Cheap New Metal Catalyst Can Split Hydrogen Gas From Water at a Fraction of the Cost

Lawrence Berkeley National Laboratory researchers (from left) Jeffrey Long, Christopher Chang and Hemamala Karunadasa. Roy Kaltschmidt, Berkeley Lab Public Affairs

Hydrogen is the most abundant element in the universe, but it can be difficult and costly to get at the raw gaseous stuff, at least in the kind of commercial volumes that could sustainably fuel a hydrogen economy. But researchers at the DOE’s Lawrence Berkeley National Laboratory have made a substantial leap toward a hydrogen-based future by devising a cheap, metal catalyst that can split hydrogen gas from water.

The ability to pull apart H2O molecules into their constituent atoms is, of course, the key to creating a hydrogen-based energy economy. If we can do so in a cheap and energy efficient manner, we could potentially turn Earth’s vast supply of water into our own vast supply of cheap, clean power.

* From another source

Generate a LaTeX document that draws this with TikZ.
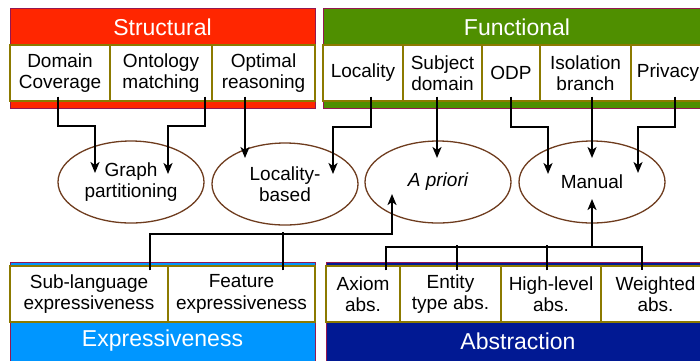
\documentclass[tikz,border=0pt]{standalone}
\usepackage{fontspec}
\setmainfont{Liberation Sans}
\usetikzlibrary{calc,arrows.meta,shapes.geometric}

\definecolor{structred}{RGB}{255,38,0}
\definecolor{funcgreen}{RGB}{79,143,0}
\definecolor{exprblue}{RGB}{0,150,255}
\definecolor{abstrblue}{RGB}{1,25,147}
\definecolor{framemaroon}{RGB}{148,23,81}
\definecolor{cellolive}{RGB}{140,122,0}
\definecolor{ovalbrown}{RGB}{110,60,30}

\begin{document}
\begin{tikzpicture}[x=1pt,y=-1pt,
  frame/.style={draw=framemaroon,line width=1pt},
  cell/.style={draw=cellolive,line width=1.3pt,fill=white,inner sep=0pt,
    minimum height=56pt,align=center,font=\fontsize{19}{21.5}\selectfont},
  title/.style={text=white,inner sep=0pt,font=\fontsize{23}{26}\selectfont},
  oval/.style={ellipse,draw=ovalbrown,line width=1.3pt,minimum width=146pt,
    minimum height=82pt,inner sep=0pt,align=center,font=\fontsize{19}{21.5}\selectfont},
  lnk/.style={draw=black,line width=2pt},
  arr/.style={lnk,-{Stealth[length=11pt,width=9pt,inset=3pt]}}]

\useasboundingbox (0,0) rectangle (700,360);
\clip (0,0) rectangle (700,360);

% Structural group
\filldraw[fill=structred,frame] (10,8) rectangle (315,108);
\node[title] (st) at (162.5,27) {Structural};
\node[cell,minimum width=100pt] (dc) at (60,73) {Domain\\Coverage};
\node[cell,minimum width=102pt] (om) at (161,73) {Ontology\\matching};
\node[cell,minimum width=103pt] (or) at (263.5,73) {Optimal\\reasoning};

% Functional group
\filldraw[fill=funcgreen,frame] (323,8) rectangle (711,108);
\node[title] (fn) at (517,27) {Functional};
\node[cell,minimum width=80pt] (loc) at (363,73) {Locality};
\node[cell,minimum width=79pt] (sd) at (442.5,73) {Subject\\domain};
\node[cell,minimum width=58pt] (odp) at (511,73) {ODP};
\node[cell,minimum width=91pt] (ib) at (585.5,73) {Isolation\\branch};
\node[cell,minimum width=74pt] (pr) at (668,73) {Privacy};

% Expressiveness group
\filldraw[fill=exprblue,frame] (10,262) rectangle (315,370);
\node[title] (ex) at (162.5,341) {Expressiveness};
\node[cell,minimum width=158pt] (sl) at (89,294) {Sub-language\\expressiveness};
\node[cell,minimum width=147pt] (fe) at (241.5,294) {Feature\\expressiveness};

% Abstraction group
\filldraw[fill=abstrblue,frame] (326,262) rectangle (710,370);
\node[title] (ab) at (518,341) {Abstraction};
\node[cell,minimum width=74pt] (ax) at (363,294) {Axiom\\abs.};
\node[cell,minimum width=101pt] (et) at (450.5,294) {Entity\\type abs.};
\node[cell,minimum width=100pt] (hl) at (551,294) {High-level\\abs.};
\node[cell,minimum width=109pt] (wa) at (655.5,294) {Weighted\\abs.};

% Modularisation techniques
\node[oval] (gp) at (131,182) {Graph\\partitioning};
\node[oval] (lb) at (285,184) {Locality-\\based};
\node[oval] (ap) at (438,182) {\itshape A priori};
\node[oval] (mn) at (592,182) {Manual};

% Top connectors
\draw[arr] ([xshift=-2pt,yshift=5pt]dc.south) -- ++(0,29) -| ($(gp)+(-36,-9)$);
\draw[arr] ([xshift=44pt,yshift=5pt]om.south) -- ++(0,29) -| ($(gp)+(37,-8)$);
\draw[arr] ([xshift=-18.5pt,yshift=5pt]or.south) -- ($(lb)+(-40,-26)$);
\draw[arr] ([xshift=8pt,yshift=5pt]loc.south) -- ++(0,30) -| ($(lb)+(48,-10)$);
\draw[arr] ([xshift=-5.5pt,yshift=5pt]sd.south) -- ($(ap)+(-1,-24)$);
\draw[arr] ([yshift=5pt]odp.south) -- ++(0,30) -| ($(mn)+(-44,-8)$);
\draw[arr] ([xshift=6.5pt,yshift=5pt]ib.south) -- ($(mn)+(0,-24)$);
\draw[arr] ([xshift=7pt,yshift=5pt]pr.south) -- ++(0,30) -| ($(mn)+(46,-9)$);

% Bottom connectors
\coordinate (ja) at ($(ap)+(-46,52)$);
\draw[arr] ([xshift=61pt,yshift=-5pt]sl.north) |- (ja) -- ($(ap)+(-46,12)$);
\draw[lnk] ([xshift=41.5pt,yshift=-5pt]fe.north) -- ++(0,-38);

\coordinate (jm) at ($(mn)+(0,65)$);
\draw[lnk] ([xshift=23pt,yshift=-5pt]ax.north) |- (jm) -| ([xshift=-13.5pt,yshift=-5pt]wa.north);
\draw[lnk] ([xshift=6.5pt,yshift=-5pt]et.north) -- ++(0,-25);
\draw[lnk] ([xshift=-4pt,yshift=-5pt]hl.north) -- ++(0,-25);
\draw[arr] (jm) -- ($(mn)+(0,17)$);

\end{tikzpicture}
\end{document}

But most hydrogen gas on earth comes packaged as natural gas — a carbon-based fuel — or packed into water, which can be split into oxygen and hydrogen through a process called electrolysis. Electrolysis requires a good deal of electricity, but if renewable fuels generate that power the process can be carbon neutral. What it can’t be is cheap; electrolysis requires a catalyst to split water into oxygen and hydrogen gas, the most common of which is platinum, which retails at some $2,000 per ounce.

Seeking to drive the cost of electrolysis down to more reasonable levels, the Berkeley Lab team devised a high-valence metal they’re calling Mo-oxo for molybdenum-oxo (PY5Me2, for you chem. geeks out there). The catalyst requires no additional organic additives or solvents, can operate in neutral water (even if it’s dirty) and works with sea water — meaning we could literally be looking at oceans of cheap energy. Best of all: Mo-oxo is about 70 times cheaper than platinum.

Don’t expect to see Mo-oxo splitting seawater into large volumes of hydrogen gas right away. The research is still preliminary and the Berkeley team is just getting into some of the more exciting chemistry. They’re looking for additional similar metals that might generate hydrogen gas at even higher efficiency, so by the time this kind of tech is commercialized we may have found an even better catalyst. In the meantime, Mo-oxo marks a sort of corner-turning for water electrolysis. Any great shift to non-carbon fuels is ultimately going to be driven by economics, and finding less expensive ways to generate hydrogen gas is integral to kicking off that sea change.